* Begin INFORMATION SUPPLIED *

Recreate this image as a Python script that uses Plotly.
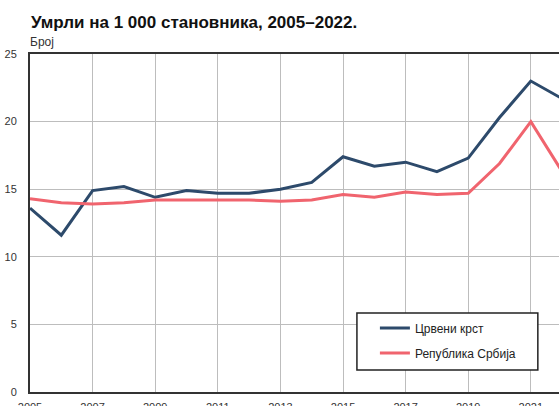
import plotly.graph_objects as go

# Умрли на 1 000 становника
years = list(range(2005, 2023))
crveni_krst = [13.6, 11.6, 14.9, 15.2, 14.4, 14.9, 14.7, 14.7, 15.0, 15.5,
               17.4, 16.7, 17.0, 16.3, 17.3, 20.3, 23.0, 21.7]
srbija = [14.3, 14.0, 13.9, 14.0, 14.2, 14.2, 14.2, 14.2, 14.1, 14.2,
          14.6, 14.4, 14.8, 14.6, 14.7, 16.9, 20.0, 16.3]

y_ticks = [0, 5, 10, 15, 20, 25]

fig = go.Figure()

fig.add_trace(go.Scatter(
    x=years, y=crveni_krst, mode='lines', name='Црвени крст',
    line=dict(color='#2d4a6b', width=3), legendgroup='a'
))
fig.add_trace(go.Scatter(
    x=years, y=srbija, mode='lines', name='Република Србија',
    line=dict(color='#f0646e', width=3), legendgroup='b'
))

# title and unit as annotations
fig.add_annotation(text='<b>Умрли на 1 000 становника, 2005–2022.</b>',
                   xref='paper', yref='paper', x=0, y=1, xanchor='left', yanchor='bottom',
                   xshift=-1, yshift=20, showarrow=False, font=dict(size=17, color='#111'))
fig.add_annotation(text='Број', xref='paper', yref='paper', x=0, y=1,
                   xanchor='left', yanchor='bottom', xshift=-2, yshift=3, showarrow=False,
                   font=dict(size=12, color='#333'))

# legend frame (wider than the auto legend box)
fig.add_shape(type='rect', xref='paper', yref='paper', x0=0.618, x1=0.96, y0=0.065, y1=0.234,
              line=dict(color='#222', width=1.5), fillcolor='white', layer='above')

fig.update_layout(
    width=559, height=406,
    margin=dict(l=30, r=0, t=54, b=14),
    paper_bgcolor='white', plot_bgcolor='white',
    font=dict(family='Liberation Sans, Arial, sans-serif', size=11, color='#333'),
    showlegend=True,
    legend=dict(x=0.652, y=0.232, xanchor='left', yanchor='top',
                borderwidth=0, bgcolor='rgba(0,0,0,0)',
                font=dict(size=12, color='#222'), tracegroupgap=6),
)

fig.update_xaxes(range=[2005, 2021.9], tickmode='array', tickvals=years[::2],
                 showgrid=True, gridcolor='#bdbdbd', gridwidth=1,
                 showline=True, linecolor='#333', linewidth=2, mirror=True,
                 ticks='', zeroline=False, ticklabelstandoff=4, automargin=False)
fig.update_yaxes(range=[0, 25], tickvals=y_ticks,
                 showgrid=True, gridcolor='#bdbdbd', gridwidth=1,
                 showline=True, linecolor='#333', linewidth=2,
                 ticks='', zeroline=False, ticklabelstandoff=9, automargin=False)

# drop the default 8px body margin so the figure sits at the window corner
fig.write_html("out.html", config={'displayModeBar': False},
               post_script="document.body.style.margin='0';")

* End INFORMATION SUPPLIED *

_EXERCISE DIRECTIONS_
Repeat the material verbatim. Do not carry over any picture.

_RESPONSE TO THE TASK_
Recreate this image as a Python script that uses Plotly.
import plotly.graph_objects as go

# Умрли на 1 000 становника
years = list(range(2005, 2023))
crveni_krst = [13.6, 11.6, 14.9, 15.2, 14.4, 14.9, 14.7, 14.7, 15.0, 15.5,
               17.4, 16.7, 17.0, 16.3, 17.3, 20.3, 23.0, 21.7]
srbija = [14.3, 14.0, 13.9, 14.0, 14.2, 14.2, 14.2, 14.2, 14.1, 14.2,
          14.6, 14.4, 14.8, 14.6, 14.7, 16.9, 20.0, 16.3]

y_ticks = [0, 5, 10, 15, 20, 25]

fig = go.Figure()

fig.add_trace(go.Scatter(
    x=years, y=crveni_krst, mode='lines', name='Црвени крст',
    line=dict(color='#2d4a6b', width=3), legendgroup='a'
))
fig.add_trace(go.Scatter(
    x=years, y=srbija, mode='lines', name='Република Србија',
    line=dict(color='#f0646e', width=3), legendgroup='b'
))

# title and unit as annotations
fig.add_annotation(text='<b>Умрли на 1 000 становника, 2005–2022.</b>',
                   xref='paper', yref='paper', x=0, y=1, xanchor='left', yanchor='bottom',
                   xshift=-1, yshift=20, showarrow=False, font=dict(size=17, color='#111'))
fig.add_annotation(text='Број', xref='paper', yref='paper', x=0, y=1,
                   xanchor='left', yanchor='bottom', xshift=-2, yshift=3, showarrow=False,
                   font=dict(size=12, color='#333'))

# legend frame (wider than the auto legend box)
fig.add_shape(type='rect', xref='paper', yref='paper', x0=0.618, x1=0.96, y0=0.065, y1=0.234,
              line=dict(color='#222', width=1.5), fillcolor='white', layer='above')

fig.update_layout(
    width=559, height=406,
    margin=dict(l=30, r=0, t=54, b=14),
    paper_bgcolor='white', plot_bgcolor='white',
    font=dict(family='Liberation Sans, Arial, sans-serif', size=11, color='#333'),
    showlegend=True,
    legend=dict(x=0.652, y=0.232, xanchor='left', yanchor='top',
                borderwidth=0, bgcolor='rgba(0,0,0,0)',
                font=dict(size=12, color='#222'), tracegroupgap=6),
)

fig.update_xaxes(range=[2005, 2021.9], tickmode='array', tickvals=years[::2],
                 showgrid=True, gridcolor='#bdbdbd', gridwidth=1,
                 showline=True, linecolor='#333', linewidth=2, mirror=True,
                 ticks='', zeroline=False, ticklabelstandoff=4, automargin=False)
fig.update_yaxes(range=[0, 25], tickvals=y_ticks,
                 showgrid=True, gridcolor='#bdbdbd', gridwidth=1,
                 showline=True, linecolor='#333', linewidth=2,
                 ticks='', zeroline=False, ticklabelstandoff=9, automargin=False)

# drop the default 8px body margin so the figure sits at the window corner
fig.write_html("out.html", config={'displayModeBar': False},
               post_script="document.body.style.margin='0';")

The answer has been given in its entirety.